One of my teacher resolutions this year is to help students grapple with complexity. I want them to read both fiction and informational texts with an eye to layers of meaning and multiple perspectives. Discussion is one tool to accomplish this goal and I've told you how much I love Socratic Seminar and Literature Circles, but today I want to talk about using debate in the classroom. DISCLAIMER: I am not trained in the classical form of debate, which has very particular goals, rules, and regulations. While I respect my colleagues who lead debate teams, I find that many English teachers I know do not know the traditional debate rules and many English students I know do not have the same kind of enthusiasm for every class period that many debate team members have for every debate. So instead of adhering to the structure, I am just going to offer some advice for preparing a simple classroom debate.
1. Create a clear rubric. RubiStar has some really good and flexible debate rubrics. Here are some categories to consider adding:
- Clarity of information
- Credibility of Sources
- Rhetorical Strategies
- Presentation Style (eye contact, tone of voice, etc.)

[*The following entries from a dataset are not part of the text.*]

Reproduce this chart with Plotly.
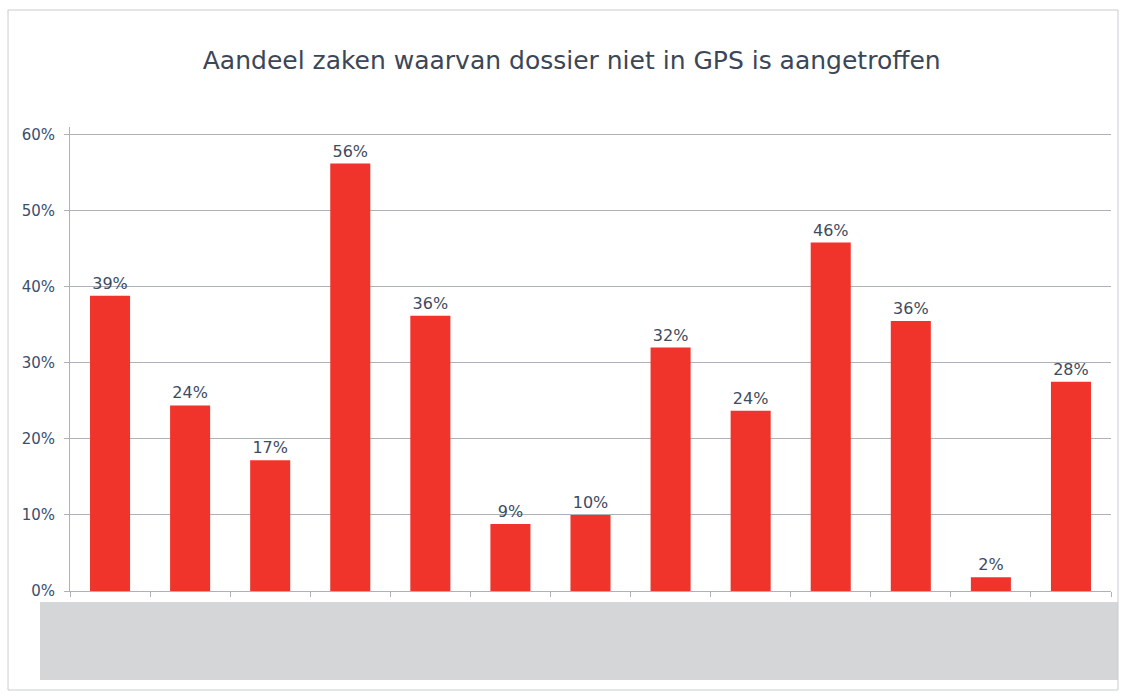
import plotly.graph_objects as go

categories = [f"c{i}" for i in range(1, 14)]
values = [38.8, 24.4, 17.2, 56.2, 36.2, 8.8, 10.0, 32.0, 23.7, 45.8, 35.5, 1.8, 27.5]
labels = ["39%", "24%", "17%", "56%", "36%", "9%", "10%", "32%", "24%", "46%", "36%", "2%", "28%"]
y_ticks = [0, 10, 20, 30, 40, 50, 60]
y_ticklabels = ["0%", "10%", "20%", "30%", "40%", "50%", "60%"]

W, H = 1121, 693
L, R, T, B = 70, 10, 127, 102
pw, ph = W - L - R, H - T - B

def px(x):
    return (x - L) / pw

def py(y):
    return (H - B - y) / ph

fig = go.Figure()
fig.add_trace(go.Bar(
    x=categories, y=values, text=labels, textposition="outside",
    marker=dict(color="#f0332b", line=dict(width=0)),
    textfont=dict(family="DejaVu Sans", size=16, color="#3d4b60"),
    cliponaxis=False,
))

fig.update_layout(
    width=W, height=H,
    margin=dict(l=L, r=R, t=T, b=B),
    paper_bgcolor="white", plot_bgcolor="white",
    bargap=0.5, showlegend=False,
    title=dict(text="Aandeel zaken waarvan dossier niet in GPS is aangetroffen",
               x=0.51, xanchor="center", y=1 - 60 / H, yanchor="middle",
               font=dict(family="DejaVu Sans", size=25, color="#3b4656")),
    font=dict(family="DejaVu Sans"),
)
fig.update_yaxes(range=[0, 61], tickvals=y_ticks, ticktext=y_ticklabels,
                 showgrid=True, gridcolor="#aeb1ba", gridwidth=1,
                 showline=True, linecolor="#aeb1ba", linewidth=1,
                 ticks="outside", ticklen=5, tickcolor="#aeb1ba",
                 ticklabelstandoff=6,
                 tickfont=dict(family="DejaVu Sans", size=15, color="#3a4e6e"),
                 zeroline=False)
fig.update_xaxes(showticklabels=False, showline=True, linecolor="#aeb1ba",
                 linewidth=1, ticks="outside", ticklen=5, tickcolor="#aeb1ba",
                 tickson="boundaries", showgrid=False)

fig.add_shape(type="rect", xref="paper", yref="paper",
              x0=px(40), x1=px(1118), y0=py(602), y1=py(680),
              fillcolor="#d5d6d8", line=dict(width=0), layer="above")
fig.add_shape(type="rect", xref="paper", yref="paper",
              x0=px(8), x1=px(1118), y0=py(10), y1=py(690),
              fillcolor="rgba(0,0,0,0)", line=dict(color="#c8ccd4", width=1))

fig.write_html("out.html", config={"displayModeBar": False},
               post_script="document.body.style.margin='0';document.body.style.padding='0';")
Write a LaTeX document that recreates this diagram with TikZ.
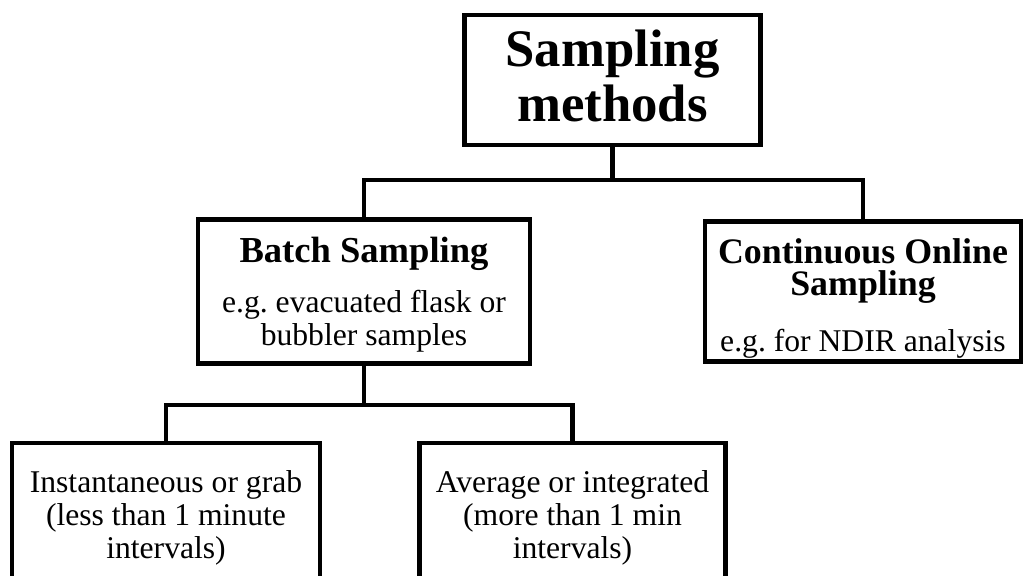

- Balance of Team Participation
- Respect for other team
2. Pick Teams and Roles. Depending on how big the class is, you may need to split up into 2 debates. I try to keep my teams to a 12 person maximum so that everyone on the team can reasonably participate within a class period. It is also nice to assign a team captain or two who can help organize information and balance participation. You may also consider splitting a team into a main argument team and a rebuttal team, each with a captain. This helps structure things without too much teacher intervention.
3. Allow time for research. If you rush the preparation, the debate can easily fizzle with simple heated opinions not supported in evidence. As English teachers, we need to focus on teaching the art of succinct and credible evidence to back up claims. This is a perfect opportunity. I usually require students to turn in debate prep so that I can see what they came up with even if they do not get to use it all in the debate. I encourage them to use and cite a variety of credible sources.
4. Structure the time. In order to encourage participation, have some kind of a structure that students know in advance. The structure can easily be adjusted to fit your schedule and needs, it is just there as an outline. Here is what I do:
- Affirmative Constructive Argument: 12 minutes
- Negative Constructive Argument: 12 minutes
- Affirmative Rebuttal: 6 minutes
- Negative Rebuttal: 6 minutes
- Final Thoughts and cross talk: up to 6 minutes
- Teacher feedback and wrap up: 5 minutes
5. Set up discussion norms. Depending on the topic, debates can get heated and personal. In order to help maintain a calm and professional debate, set up and enforce ground rules like:
- Speak so that everyone can hear you clearly
- Listen closely to all participants.
- Use visual cues to jump into the conversation when appropriate. Don’t raise your hands.
- Base all opinions on the text and refer to it frequently.
- Address all comments to the group. Don’t look only at the teacher and refrain from side conversations.
- Be respectful to each other. Use conversation techniques like:
- “I agree with what you said and I would like to add...”
- “I understand your perspective, but on the other hand...”
- “I think it is also important to note...”
- Try not to interrupt each other. If two people start talking at the same time, make eye contact and one person defer to the other.
- Monitor your own participation. Be sure to speak up, but also avoid monopolizing the conversation.
- Be passionate in your own critical thinking, but don’t be afraid to change your mind if your peers present compelling arguments.
- Ask for clarification if and when you need it.
Do your students debate? What questions or tips do you have for our teacher community?